The Organic Centre is the largest supplier of organic training in Ireland. It has a physical shop, and the online shop carries the same products - books, garden supplies and seeds. All the Centre's courses are also sold through Ubercart online. Stock levels are used for physical stock, and are also used to ensure courses aren't oversold. Shipping quotes are used for all shippable items, every item in the catalogue has a weight, and shipping is purely by weight bands.
Courses are given at 3 different venues, these were created as products with a CCK date field and a taxonomy that specifies venue. When a course is given at more than one venue, I did NOT try to use a clever way of using the same product and allowing the user to specify venue (with different attributes for example). I wanted to keep the stock levels for each separate and also make life easier (my experience with hacking the discount module was enough!). Also, when I set it up I didn't know much about attributes, which possibly could have done the job, even keeping the separate stock levels.
A very hacked version of the Discount module is used so that users who are Friends (members) of the Centre receive a blanket 10% discount on all purchases except memberships and gift vouchers. I know that Discount has since been taken on and is maintained, but at the time it was a very dodgy bit of code. For now it does most of what I want, except giving people discounts when they buy more than one of a series of courses.
VAT (European sales tax) is not separately computed; prices are listed "including VAT". For internal accounting purposes, however, separate product classes were created, one or more for each VAT category. This is invisible to the end user, but allows custom reports to be written to list sales by VAT rate (Ireland has 3 VAT rates and sellers must report these to the tax man separately).
If you have any questions or suggestions about the site, I'd be more than willing to hear. It was my first Ubercart site so a lot of learning was involved.
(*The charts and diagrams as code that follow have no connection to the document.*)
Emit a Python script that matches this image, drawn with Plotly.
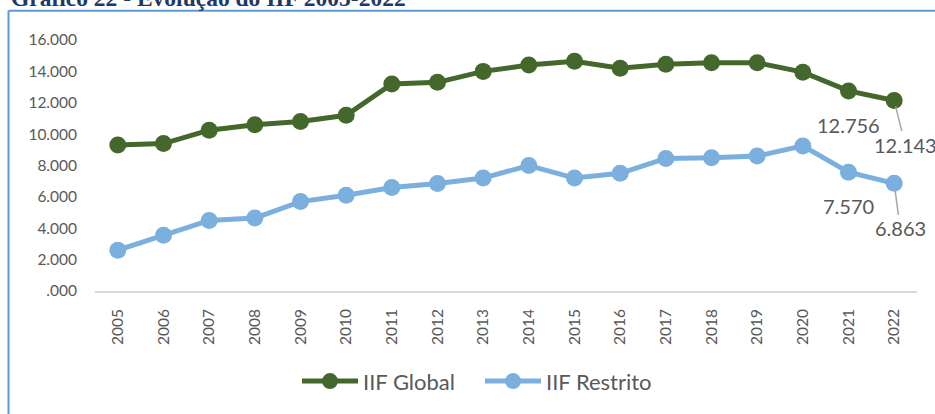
import plotly.graph_objects as go

years = ["2005", "2006", "2007", "2008", "2009", "2010", "2011", "2012", "2013",
         "2014", "2015", "2016", "2017", "2018", "2019", "2020", "2021", "2022"]
iif_global = [9300, 9400, 10250, 10600, 10800, 11200, 13200, 13300, 14000,
              14400, 14650, 14200, 14450, 14550, 14550, 13950, 12756, 12143]
iif_restrito = [2600, 3550, 4500, 4650, 5700, 6100, 6600, 6850, 7200,
                8000, 7200, 7500, 8450, 8500, 8600, 9250, 7570, 6863]
y_tickvals = [0, 2000, 4000, 6000, 8000, 10000, 12000, 14000, 16000]
y_ticktext = [".000", "2.000", "4.000", "6.000", "8.000", "10.000", "12.000", "14.000", "16.000"]
title_text = "Gráfico 22 - Evolução do IIF 2005-2022"

GREEN = "#44682B"
BLUE = "#7BAFDE"
GREY = "#595959"
FONT = "Lato, 'Open Sans', sans-serif"


def fmt(v):
    return f"{v:,.0f}".replace(",", ".")


W, H = 935, 414
L, R, T, B = 95, 18, 40, 121
pw, ph = W - L - R, H - T - B


def px(x):
    return (x - L) / pw


def py(y):
    return (H - B - y) / ph


fig = go.Figure()
fig.add_trace(go.Scatter(x=years, y=iif_global, name="IIF Global", mode="lines+markers",
                         line=dict(color=GREEN, width=5),
                         marker=dict(color=GREEN, size=17)))
fig.add_trace(go.Scatter(x=years, y=iif_restrito, name="IIF Restrito", mode="lines+markers",
                         line=dict(color=BLUE, width=5),
                         marker=dict(color=BLUE, size=17)))

i21, i22 = len(years) - 2, len(years) - 1
lab_font = dict(size=20, color=GREY, family=FONT)
annots = [
    dict(x=i21, y=iif_global[i21], text=fmt(iif_global[i21]), showarrow=False,
         yshift=-34, font=lab_font),
    dict(x=i21, y=iif_restrito[i21], text=fmt(iif_restrito[i21]), showarrow=False,
         yshift=-34, font=lab_font),
    dict(x=i22, y=iif_global[i22], text=fmt(iif_global[i22]), showarrow=True,
         arrowhead=0, arrowwidth=1.5, arrowcolor="#A6A6A6", ax=11, ay=44, standoff=6,
         font=lab_font),
    dict(x=i22, y=iif_restrito[i22], text=fmt(iif_restrito[i22]), showarrow=True,
         arrowhead=0, arrowwidth=1.5, arrowcolor="#A6A6A6", ax=6, ay=45, standoff=6,
         font=lab_font),
    dict(xref="paper", yref="paper", x=px(9), y=py(13), xanchor="left", yanchor="bottom",
         text="<b>" + title_text + "</b>", showarrow=False,
         font=dict(size=23.5, color="#1F3864", family="'Liberation Serif', 'Times New Roman', serif")),
]

shapes = [
    dict(type="line", xref="paper", yref="paper", x0=px(8.5), x1=px(8.5), y0=py(10.5), y1=py(430),
         line=dict(color="#5B9BD5", width=2)),
    dict(type="line", xref="paper", yref="paper", x0=px(8.5), x1=px(950), y0=py(10.5), y1=py(10.5),
         line=dict(color="#5B9BD5", width=2)),
]

fig.update_layout(
    width=W, height=H,
    margin=dict(l=L, r=R, t=T, b=B),
    paper_bgcolor="white", plot_bgcolor="white",
    font=dict(family=FONT, color=GREY),
    showlegend=True,
    legend=dict(orientation="h", x=px(480), y=py(384), xanchor="center", yanchor="middle",
                font=dict(size=22, color=GREY, family=FONT), itemwidth=56, entrywidth=112),
    annotations=annots,
    shapes=shapes,
    xaxis=dict(type="category", range=[-0.5, 17.5], tickangle=-90, showgrid=False,
               showline=True, linecolor="#D9D9D9", linewidth=1.5, ticks="",
               tickfont=dict(size=15.5, color=GREY, family=FONT), ticklabelstandoff=10,
               zeroline=False),
    yaxis=dict(range=[0, 16000], tickvals=y_tickvals, ticktext=y_ticktext, showgrid=False,
               showline=False, zeroline=False, ticks="",
               tickfont=dict(size=15.5, color=GREY, family=FONT), ticklabelstandoff=17),
)

fig.write_html("out.html", config={"displayModeBar": False},
               post_script="document.body.style.margin='0';document.body.style.overflow='hidden';")
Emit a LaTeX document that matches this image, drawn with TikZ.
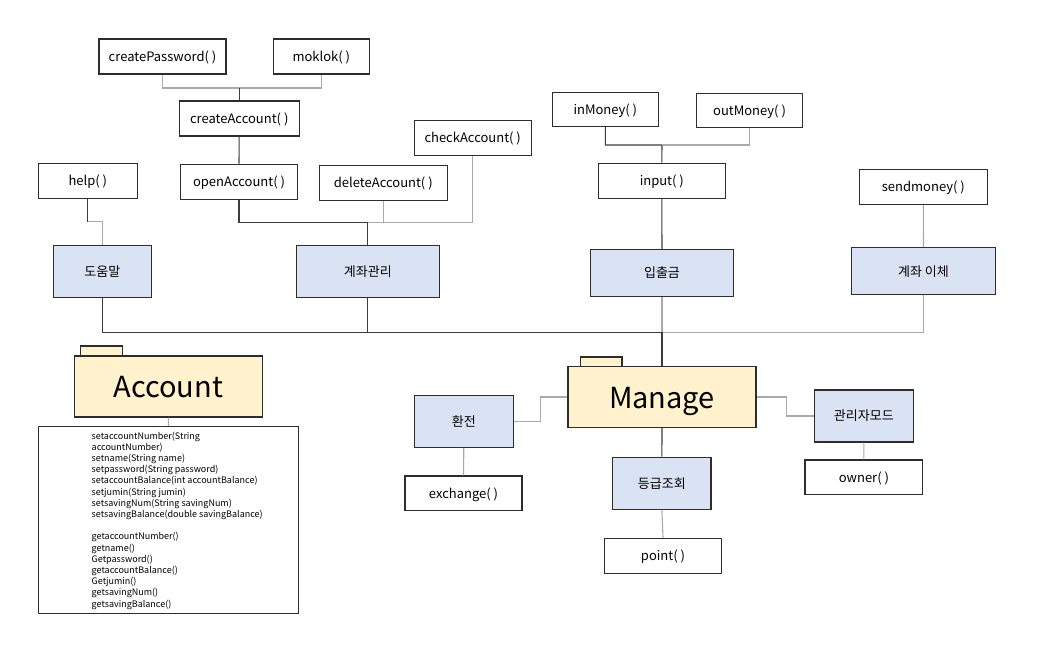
\documentclass[tikz,border=0pt]{standalone}
\usepackage{fontspec}
\setmainfont{Noto Sans CJK KR}
\definecolor{bluefill}{RGB}{218,227,243}
\definecolor{yellowfill}{RGB}{255,242,204}
\definecolor{boxline}{RGB}{45,45,45}
\definecolor{darkline}{RGB}{60,60,60}
\definecolor{lightline}{RGB}{170,170,170}
\tikzset{
  box/.style={draw=boxline, line width=1.15pt, fill=white, inner sep=0pt, font=\fontsize{13}{15}\selectfont},
  func/.style={box, text height=10.6pt, text depth=0.6pt},
  cat/.style={box, fill=bluefill},
  pkg/.style={box, fill=yellowfill, font=\fontsize{29}{34}\selectfont, text height=22pt, text depth=0pt},
  tab/.style={draw=boxline, line width=1.15pt, fill=yellowfill, inner sep=0pt},
  dk/.style={draw=darkline, line width=1.1pt},
  lt/.style={draw=lightline, line width=1.1pt},
}
\begin{document}
\begin{tikzpicture}[x=1pt,y=-1pt]
\useasboundingbox (0,0) rectangle (1052,657);
% top-left group
\node[func, minimum width=127, minimum height=35] (createPassword) at (162.5,56.5) {createPassword( )};
\node[func, minimum width=96, minimum height=35] (moklok) at (321.3,56.5) {moklok( )};
\node[func, minimum width=120, minimum height=35] (createAccount) at (239.2,118.5) {createAccount( )};
\node[func, minimum width=117, minimum height=35] (openAccount) at (239,181.7) {openAccount( )};
\node[func, minimum width=99, minimum height=35] (help) at (87.8,180.8) {help( )};
\node[func, minimum width=128, minimum height=35] (deleteAccount) at (383.3,182.7) {deleteAccount( )};
\node[func, minimum width=117, minimum height=35] (checkAccount) at (472.7,137.7) {checkAccount( )};
\node[cat, minimum width=98, minimum height=52] (domum) at (102.3,271.3) {도움말};
\node[cat, minimum width=143, minimum height=52] (gyejwa) at (367.8,271.3) {계좌관리};
% top-right group
\node[func, minimum width=106, minimum height=34] (inMoney) at (605.3,109.5) {inMoney( )};
\node[func, minimum width=106, minimum height=34] (outMoney) at (749.5,110.2) {outMoney( )};
\node[func, minimum width=127, minimum height=35] (input) at (661.8,180.8) {input( )};
\node[cat, minimum width=143, minimum height=47] (ipchul) at (662,273) {입출금};
\node[func, minimum width=128, minimum height=35] (sendmoney) at (923.3,186.7) {sendmoney( )};
\node[cat, minimum width=144, minimum height=47] (iche) at (923.5,271.3) {계좌 이체};
% Account package
\node[tab, minimum width=41.6, minimum height=10] (accounttab) at (101.5,351) {};
\node[pkg, minimum width=188, minimum height=61] (Account) at (168.3,386.5) {Account};
\node[box, minimum width=259.6, minimum height=186.6] (methods) at (168.5,520) {};
\node[anchor=north west, inner sep=0pt, align=left, font=\fontsize{9}{11.2}\selectfont] (methodtext) at (91.5,431.5) {%
setaccountNumber(String\\
accountNumber)\\
setname(String name)\\
setpassword(String password)\\
setaccountBalance(int accountBalance)\\
setjumin(String jumin)\\
setsavingNum(String savingNum)\\
setsavingBalance(double savingBalance)\\[11.2pt]
getaccountNumber()\\
getname()\\
Getpassword()\\
getaccountBalance()\\
Getjumin()\\
getsavingNum()\\
getsavingBalance()};
% Manage package
\node[tab, minimum width=41.7, minimum height=9.7] (managetab) at (601.2,361.9) {};
\node[pkg, minimum width=188, minimum height=60.6] (Manage) at (662,397) {Manage};
\node[cat, minimum width=99, minimum height=51.6] (hwan) at (463.8,421.5) {환전};
\node[func, minimum width=117, minimum height=34.3] (exchange) at (463.5,493.2) {exchange( )};
\node[cat, minimum width=98.3, minimum height=52] (grade) at (661.9,483.3) {등급조회};
\node[func, minimum width=117.4, minimum height=35] (point) at (663,555.8) {point( )};
\node[cat, minimum width=99, minimum height=52] (admin) at (863.8,416) {관리자모드};
\node[func, minimum width=117.7, minimum height=34.3] (owner) at (863.9,477.2) {owner( )};
% junctions
\coordinate (b1) at (239.2,88);
\coordinate (hb) at (87.8,221.7);
\coordinate (b2) at (367.8,222.3);
\coordinate (b3) at (662,332.3);
\coordinate (b4) at (662,145);
% connectors: account management
\draw[lt] (createPassword.south) |- (b1) -| (moklok.south);
\draw[dk] (b1) -- (createAccount.north);
\draw[dk] (createAccount.south) -- (openAccount.north);
\draw[dk] (help.south) -- (hb);
\draw[lt] (hb) -| (domum.north);
\draw[dk] (openAccount.south) |- (b2) -- (gyejwa.north);
\draw[lt] (b2) -| (checkAccount.south);
\draw[lt] (deleteAccount.south) -- (deleteAccount.south |- b2);
% connectors: money
\draw[dk] (inMoney.south) |- (b4) -- (input.north);
\draw[lt] (b4) -| (outMoney.south);
\draw[dk] (input.south) -- (ipchul.north);
\draw[lt] (sendmoney.south) -- (iche.north);
% main bus
\draw[lt] (ipchul.south) -- (b3);
\draw[lt] (b3) -| (iche.south);
\draw[dk] (domum.south) |- (b3) -- (Manage.north);
\draw[dk] (gyejwa.south) -- (gyejwa.south |- b3);
% Account
\draw[lt] (Account.south) -- (methods.north);
% Manage children
\draw[lt] (Manage.west) -- ++(-27.3,0) |- (hwan.east);
\draw[lt] (Manage.east) -- ++(29.7,0) |- (admin.west);
\draw[dk] (Manage.south) -- (grade.north);
\draw[lt] (grade.south) -- (point.north);
\draw[lt] (hwan.south) -- (exchange.north);
\draw[lt] (admin.south) -- (owner.north);
\end{tikzpicture}
\end{document}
The good news is that despite any shortcomings to my approach, they are doing a steadily growing business online, a good thing for a non-profit charity in this economic climate.
The feedback from my client and their customers has generally been very good about the end user experience and the admin interface. Because we only have 1 payment option (paypal), I did have to modify the payments area of the checkout page - the Paypal area has only 1 option but it still displays, and also shows logos of the various credit cards that paypal accepts. People were trying to click on these logos! I removed them and modified somem of the wording.
Mike Cahn
Indytech
Wicklow, Ireland
info@indytech.ie


We'll have to have an Ubercamp Ireland or something so I can make it over.